◆ Stated exercise: Do not include the pictures; repeat the rest of the data exactly.

◆ Extracted entries:
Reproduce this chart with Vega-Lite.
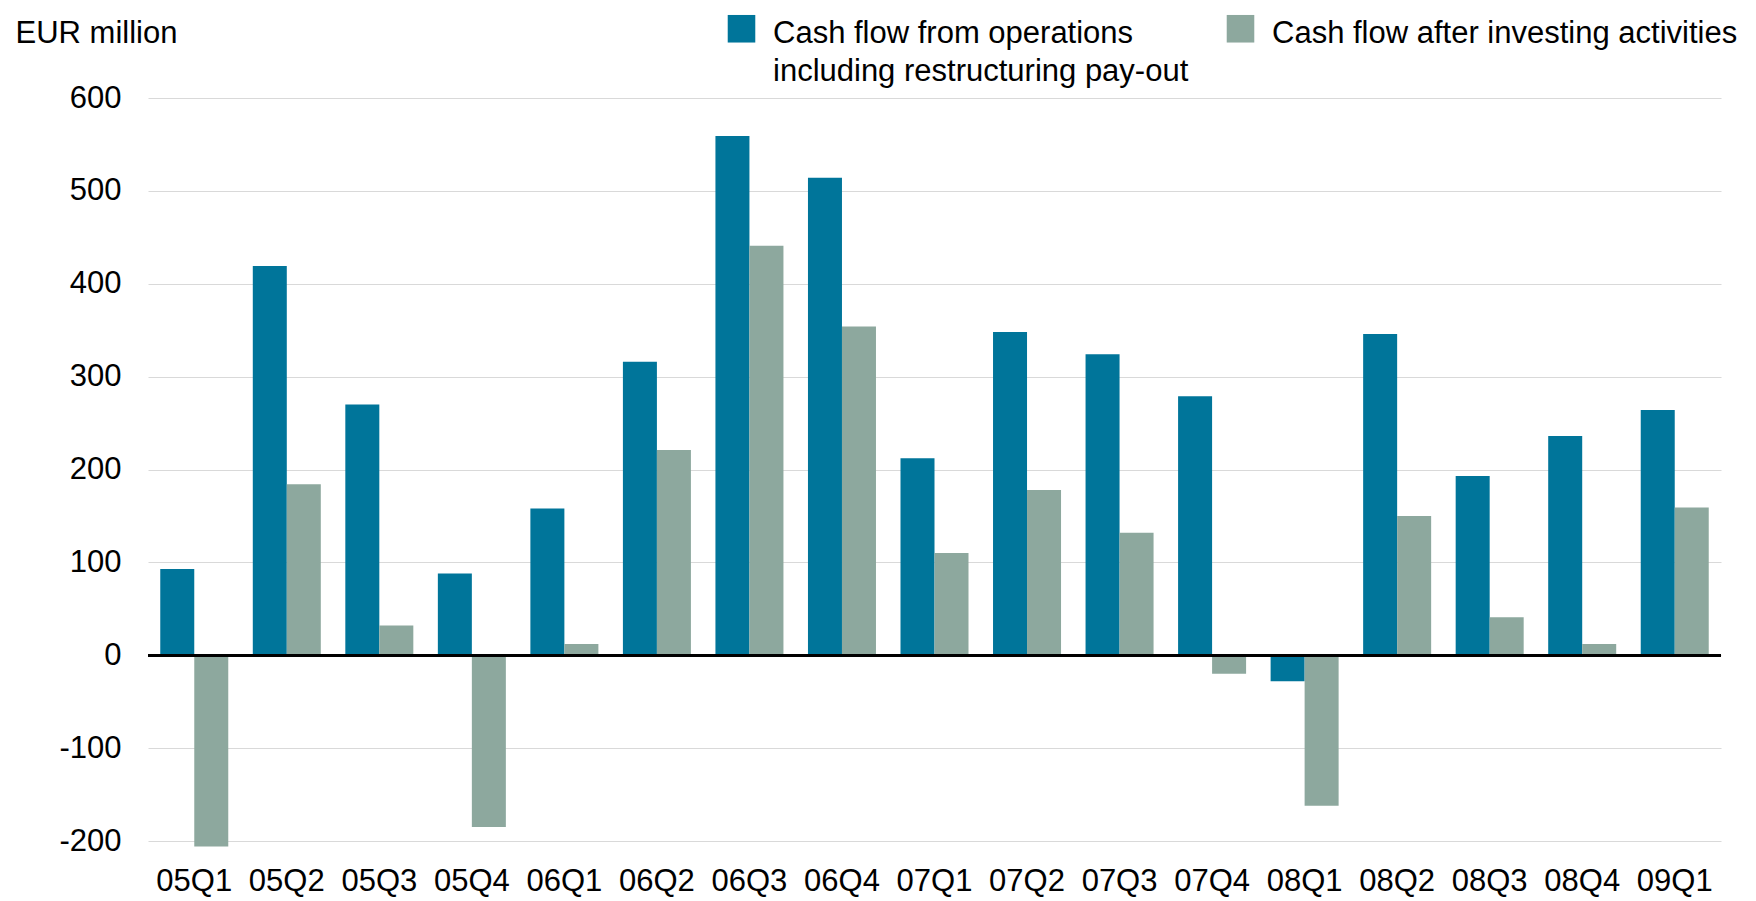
{
  "$schema": "https://vega.github.io/schema/vega-lite/v6.json",
  "width": 1573,
  "height": 743,
  "autosize": {"type": "none"},
  "padding": {"left": 148, "top": 98, "right": 35, "bottom": 60},
  "background": "white",
  "config": {
    "view": {"stroke": null},
    "font": "Liberation Sans",
    "axis": {"labelFont": "Liberation Sans", "titleFont": "Liberation Sans"},
    "legend": {"labelFont": "Liberation Sans"}
  },
  "data": {
    "values": [
      {"quarter": "05Q1", "series": "ops", "value": 93},
      {"quarter": "05Q1", "series": "inv", "value": -206},
      {"quarter": "05Q2", "series": "ops", "value": 419},
      {"quarter": "05Q2", "series": "inv", "value": 184},
      {"quarter": "05Q3", "series": "ops", "value": 270},
      {"quarter": "05Q3", "series": "inv", "value": 32},
      {"quarter": "05Q4", "series": "ops", "value": 88},
      {"quarter": "05Q4", "series": "inv", "value": -185},
      {"quarter": "06Q1", "series": "ops", "value": 158},
      {"quarter": "06Q1", "series": "inv", "value": 12},
      {"quarter": "06Q2", "series": "ops", "value": 316},
      {"quarter": "06Q2", "series": "inv", "value": 221},
      {"quarter": "06Q3", "series": "ops", "value": 559},
      {"quarter": "06Q3", "series": "inv", "value": 441},
      {"quarter": "06Q4", "series": "ops", "value": 514},
      {"quarter": "06Q4", "series": "inv", "value": 354},
      {"quarter": "07Q1", "series": "ops", "value": 212},
      {"quarter": "07Q1", "series": "inv", "value": 110},
      {"quarter": "07Q2", "series": "ops", "value": 348},
      {"quarter": "07Q2", "series": "inv", "value": 178},
      {"quarter": "07Q3", "series": "ops", "value": 324},
      {"quarter": "07Q3", "series": "inv", "value": 132},
      {"quarter": "07Q4", "series": "ops", "value": 279},
      {"quarter": "07Q4", "series": "inv", "value": -20},
      {"quarter": "08Q1", "series": "ops", "value": -28},
      {"quarter": "08Q1", "series": "inv", "value": -162},
      {"quarter": "08Q2", "series": "ops", "value": 346},
      {"quarter": "08Q2", "series": "inv", "value": 150},
      {"quarter": "08Q3", "series": "ops", "value": 193},
      {"quarter": "08Q3", "series": "inv", "value": 41},
      {"quarter": "08Q4", "series": "ops", "value": 236},
      {"quarter": "08Q4", "series": "inv", "value": 12},
      {"quarter": "09Q1", "series": "ops", "value": 264},
      {"quarter": "09Q1", "series": "inv", "value": 159}
    ]
  },
  "layer": [
    {
      "mark": {"type": "bar"},
      "encoding": {
        "x": {
          "field": "quarter",
          "type": "nominal",
          "sort": null,
          "scale": {"paddingInner": 0.265, "paddingOuter": 0.1325},
          "axis": {
            "title": null,
            "orient": "bottom",
            "domain": false,
            "ticks": false,
            "labelAngle": 0,
            "labelFontSize": 31,
            "labelColor": "black",
            "labelPadding": 25,
            "labelBaseline": "top"
          }
        },
        "xOffset": {"field": "series", "type": "nominal", "sort": ["ops", "inv"]},
        "y": {
          "field": "value",
          "type": "quantitative",
          "scale": {"domain": [-200, 600], "nice": false, "zero": false},
          "axis": {
            "values": [-200, -100, 0, 100, 200, 300, 400, 500, 600],
            "labelExpr": "'' + datum.value",
            "title": "EUR million",
            "titleAngle": 0,
            "titleAlign": "left",
            "titleBaseline": "middle",
            "titleX": -133,
            "titleY": -65,
            "titleFontSize": 31,
            "titleFontWeight": "normal",
            "titleColor": "black",
            "domain": false,
            "ticks": false,
            "labelFontSize": 31,
            "labelColor": "black",
            "labelPadding": 27,
            "gridColor": "#d9d9d9",
            "gridWidth": 1
          }
        },
        "color": {
          "field": "series",
          "type": "nominal",
          "scale": {"domain": ["ops", "inv"], "range": ["#00759A", "#8DA89E"]},
          "legend": {
            "title": null,
            "orient": "none",
            "legendX": 578,
            "legendY": -85,
            "direction": "horizontal",
            "padding": 0,
            "symbolType": "square",
            "symbolSize": 760,
            "symbolStrokeWidth": 0,
            "symbolOpacity": 1,
            "labelFontSize": 31,
            "labelColor": "black",
            "labelOffset": 16,
            "labelLimit": 800,
            "labelBaseline": "top",
            "columnPadding": 36,
            "labelExpr": "datum.label == 'ops' ? ['Cash flow from operations', 'including restructuring pay-out'] : ['Cash flow after investing activities', '']",
            "encode": {
              "labels": {"update": {"lineHeight": {"value": 38}, "dy": {"value": -10}}}
            }
          }
        }
      }
    },
    {
      "mark": {"type": "rule", "color": "black", "strokeWidth": 2},
      "encoding": {"y": {"datum": 0}}
    }
  ]
}
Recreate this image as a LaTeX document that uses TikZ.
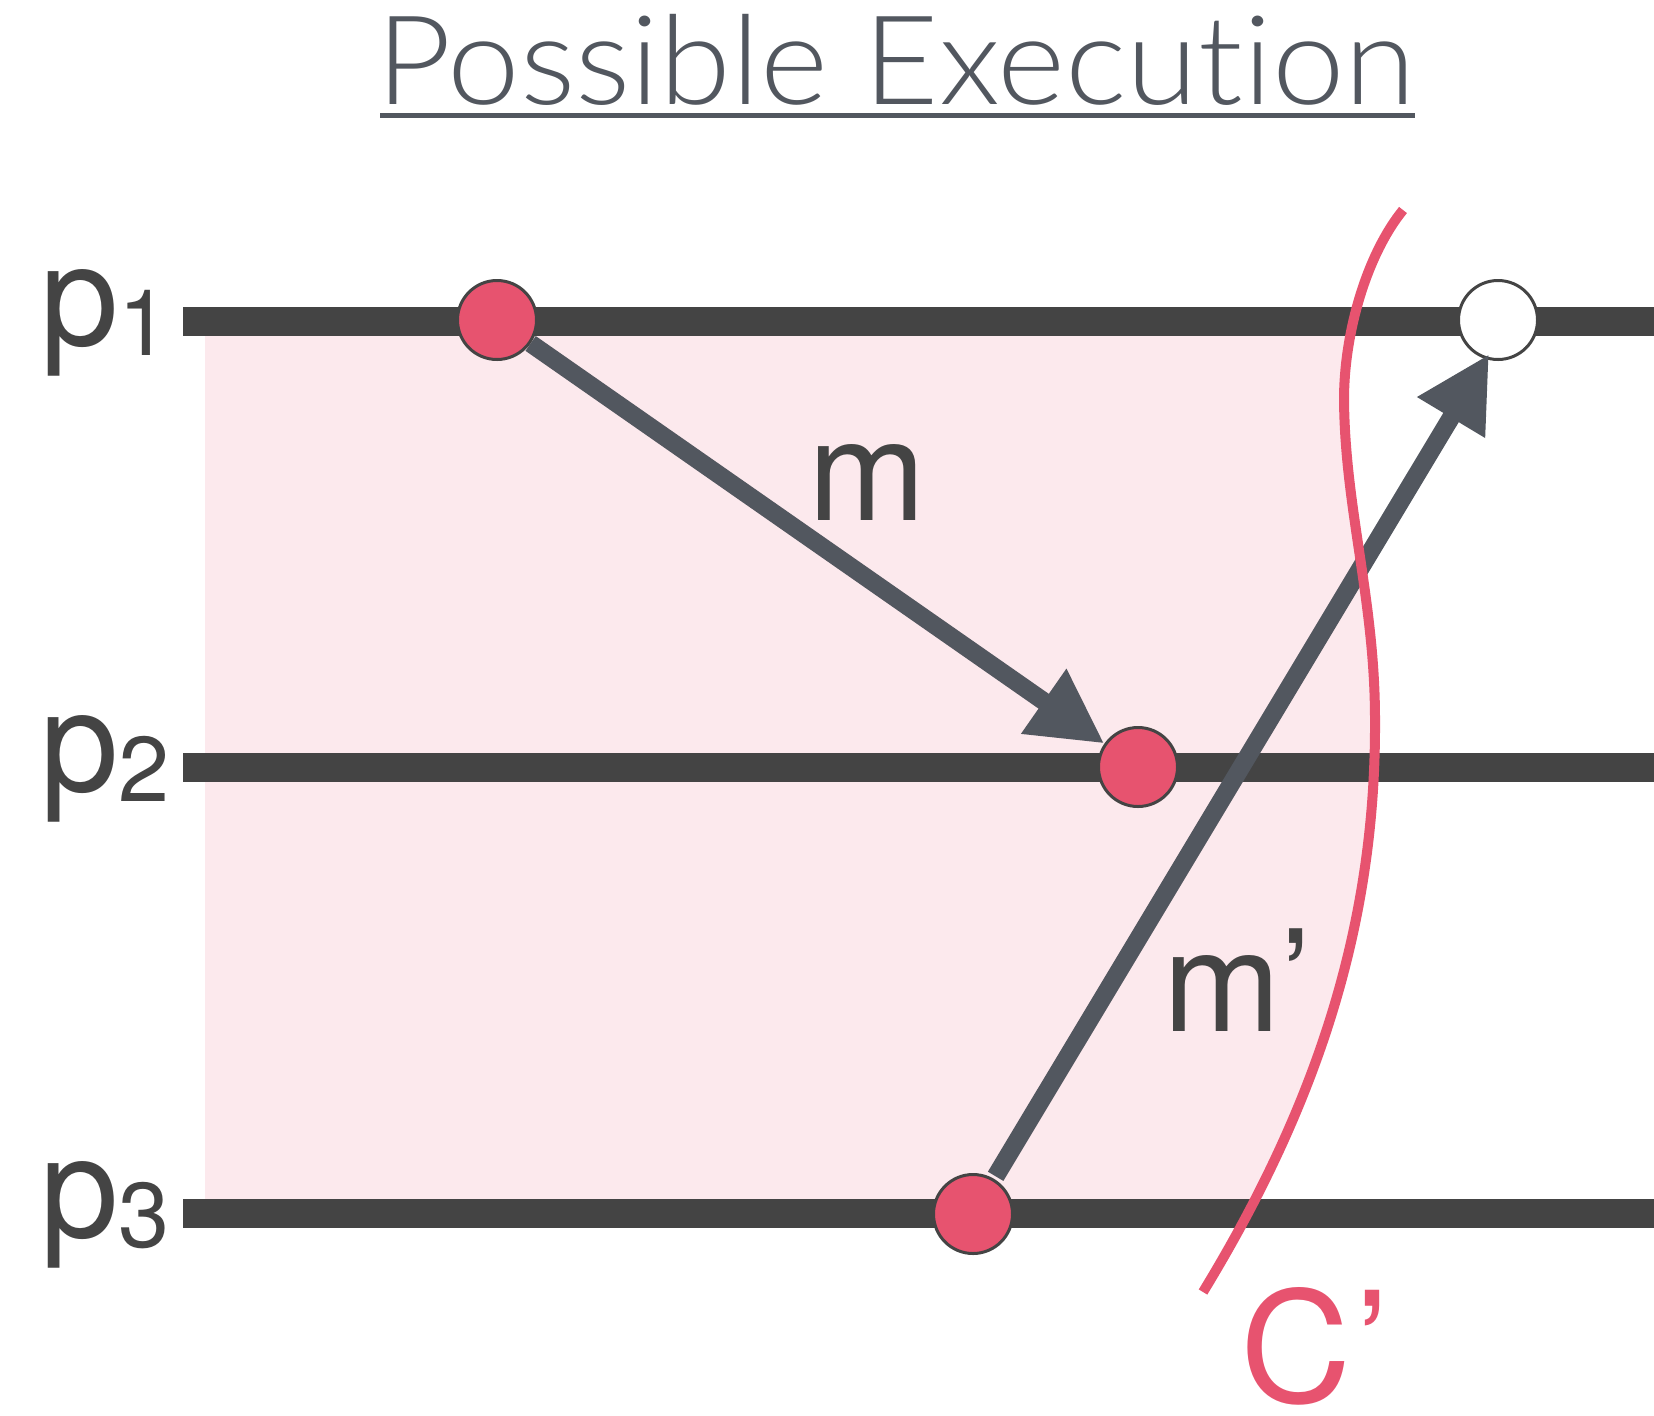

◆ Solution to this exercise:
Reproduce this chart with Vega-Lite.
{
  "$schema": "https://vega.github.io/schema/vega-lite/v6.json",
  "width": 1573,
  "height": 743,
  "autosize": {"type": "none"},
  "padding": {"left": 148, "top": 98, "right": 35, "bottom": 60},
  "background": "white",
  "config": {
    "view": {"stroke": null},
    "font": "Liberation Sans",
    "axis": {"labelFont": "Liberation Sans", "titleFont": "Liberation Sans"},
    "legend": {"labelFont": "Liberation Sans"}
  },
  "data": {
    "values": [
      {"quarter": "05Q1", "series": "ops", "value": 93},
      {"quarter": "05Q1", "series": "inv", "value": -206},
      {"quarter": "05Q2", "series": "ops", "value": 419},
      {"quarter": "05Q2", "series": "inv", "value": 184},
      {"quarter": "05Q3", "series": "ops", "value": 270},
      {"quarter": "05Q3", "series": "inv", "value": 32},
      {"quarter": "05Q4", "series": "ops", "value": 88},
      {"quarter": "05Q4", "series": "inv", "value": -185},
      {"quarter": "06Q1", "series": "ops", "value": 158},
      {"quarter": "06Q1", "series": "inv", "value": 12},
      {"quarter": "06Q2", "series": "ops", "value": 316},
      {"quarter": "06Q2", "series": "inv", "value": 221},
      {"quarter": "06Q3", "series": "ops", "value": 559},
      {"quarter": "06Q3", "series": "inv", "value": 441},
      {"quarter": "06Q4", "series": "ops", "value": 514},
      {"quarter": "06Q4", "series": "inv", "value": 354},
      {"quarter": "07Q1", "series": "ops", "value": 212},
      {"quarter": "07Q1", "series": "inv", "value": 110},
      {"quarter": "07Q2", "series": "ops", "value": 348},
      {"quarter": "07Q2", "series": "inv", "value": 178},
      {"quarter": "07Q3", "series": "ops", "value": 324},
      {"quarter": "07Q3", "series": "inv", "value": 132},
      {"quarter": "07Q4", "series": "ops", "value": 279},
      {"quarter": "07Q4", "series": "inv", "value": -20},
      {"quarter": "08Q1", "series": "ops", "value": -28},
      {"quarter": "08Q1", "series": "inv", "value": -162},
      {"quarter": "08Q2", "series": "ops", "value": 346},
      {"quarter": "08Q2", "series": "inv", "value": 150},
      {"quarter": "08Q3", "series": "ops", "value": 193},
      {"quarter": "08Q3", "series": "inv", "value": 41},
      {"quarter": "08Q4", "series": "ops", "value": 236},
      {"quarter": "08Q4", "series": "inv", "value": 12},
      {"quarter": "09Q1", "series": "ops", "value": 264},
      {"quarter": "09Q1", "series": "inv", "value": 159}
    ]
  },
  "layer": [
    {
      "mark": {"type": "bar"},
      "encoding": {
        "x": {
          "field": "quarter",
          "type": "nominal",
          "sort": null,
          "scale": {"paddingInner": 0.265, "paddingOuter": 0.1325},
          "axis": {
            "title": null,
            "orient": "bottom",
            "domain": false,
            "ticks": false,
            "labelAngle": 0,
            "labelFontSize": 31,
            "labelColor": "black",
            "labelPadding": 25,
            "labelBaseline": "top"
          }
        },
        "xOffset": {"field": "series", "type": "nominal", "sort": ["ops", "inv"]},
        "y": {
          "field": "value",
          "type": "quantitative",
          "scale": {"domain": [-200, 600], "nice": false, "zero": false},
          "axis": {
            "values": [-200, -100, 0, 100, 200, 300, 400, 500, 600],
            "labelExpr": "'' + datum.value",
            "title": "EUR million",
            "titleAngle": 0,
            "titleAlign": "left",
            "titleBaseline": "middle",
            "titleX": -133,
            "titleY": -65,
            "titleFontSize": 31,
            "titleFontWeight": "normal",
            "titleColor": "black",
            "domain": false,
            "ticks": false,
            "labelFontSize": 31,
            "labelColor": "black",
            "labelPadding": 27,
            "gridColor": "#d9d9d9",
            "gridWidth": 1
          }
        },
        "color": {
          "field": "series",
          "type": "nominal",
          "scale": {"domain": ["ops", "inv"], "range": ["#00759A", "#8DA89E"]},
          "legend": {
            "title": null,
            "orient": "none",
            "legendX": 578,
            "legendY": -85,
            "direction": "horizontal",
            "padding": 0,
            "symbolType": "square",
            "symbolSize": 760,
            "symbolStrokeWidth": 0,
            "symbolOpacity": 1,
            "labelFontSize": 31,
            "labelColor": "black",
            "labelOffset": 16,
            "labelLimit": 800,
            "labelBaseline": "top",
            "columnPadding": 36,
            "labelExpr": "datum.label == 'ops' ? ['Cash flow from operations', 'including restructuring pay-out'] : ['Cash flow after investing activities', '']",
            "encode": {
              "labels": {"update": {"lineHeight": {"value": 38}, "dy": {"value": -10}}}
            }
          }
        }
      }
    },
    {
      "mark": {"type": "rule", "color": "black", "strokeWidth": 2},
      "encoding": {"y": {"datum": 0}}
    }
  ]
}
Recreate this image as a LaTeX document that uses TikZ.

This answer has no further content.